Thinking about this more: it seems to be that one somebody's (or a small team's) vision imprints on me and I can connect to what they were doing in the game, whether it's gameplay or narrative. It's like personal exploration but somebody else is doing most of the driving for you.

seepage

the cheap thrill finding cheap tricks, usually involving overwhelming amounts of smoke/artillery/archers. Smoke & missiles at the end of Dark Sun; archers in Sword of Aragon; safely picking off things from a distance with artillery in e.g. Dawn of War; Nomads [IIRC] in Master of Magic; lobbing missiles through windows in XCOM; summoning a never-ending screen of undead in Baldur's Gate.   

Elderly Sumo Prophecy


Biking down mountains in gta V can really get the adrenaline going. With a nice sunset.

peanutbutter

- Burnout 3 boosting your way through a whole track
- Super Hexagon when the shape starts changing
- Lumines when you're almost out and just start chaining the absolute fuck outta things to clear the screen


bgmnts

Beating a boss you have spent at least 10 tries on.
Finishing a game on the hardest difficulty.
Managing a stealth/pacifist run (looking at you Dishonoured/Deus Ex.)

Bazooka

I found a glitch in Morrowind that allowed me to use a trainer to level up to level 300 and something (the cap is meant to be 75) kept having to make more gold so stopped there.I was a god before that point but to know I could level up to infinity and beyond was nice.

Famous Mortimer

I'm down for Urban Terror, NoSleep. But chances are our times of availability won't match.

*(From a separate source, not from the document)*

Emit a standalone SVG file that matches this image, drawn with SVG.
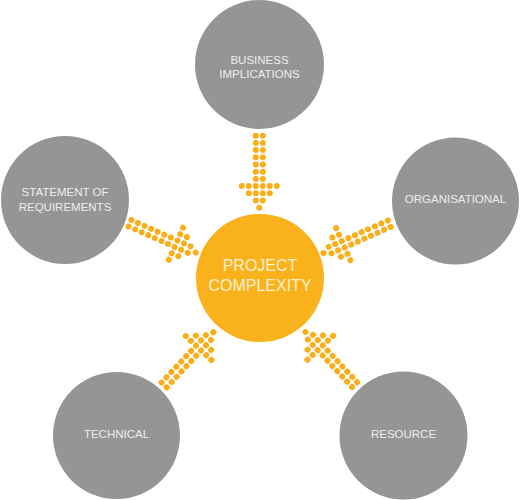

For me, it's getting that seemingly impossible achievement on a game. I very rarely bother to 100% a game, because often the mechanics make it a ballache and I'm just not that into playing the same level a hundred times to get a thing. But acing all the stuff on Resident Evil 4 so you can get the suit of armour and tommy gun, and have them actually affect future playthroughs, was great fun. Or getting 100% on Tomb Raider: Legend, because it was just so smooth to control. Or, my favourite, getting the pacifist / stealth achievements in "Deus Ex: Human Revolution". Just working out the right path through a packed room was so satisfying, and I did the same for "Mankind Divided" too, but that one had all those boring-ass VR-esque mini-missions you needed to do for 100% and I couldn't be bothered.

In summary: breezes

Elderly Sumo Prophecy

The recent Deus Ex games were a pain in the arse if you wanted to do a no kills/no alarms run because there was no stats screen. You could easily go through the entire game thinking you were getting those achievements, without realising that you'd voided them in the first hour by triggering an alarm, or a sleeping body had fallen into the water.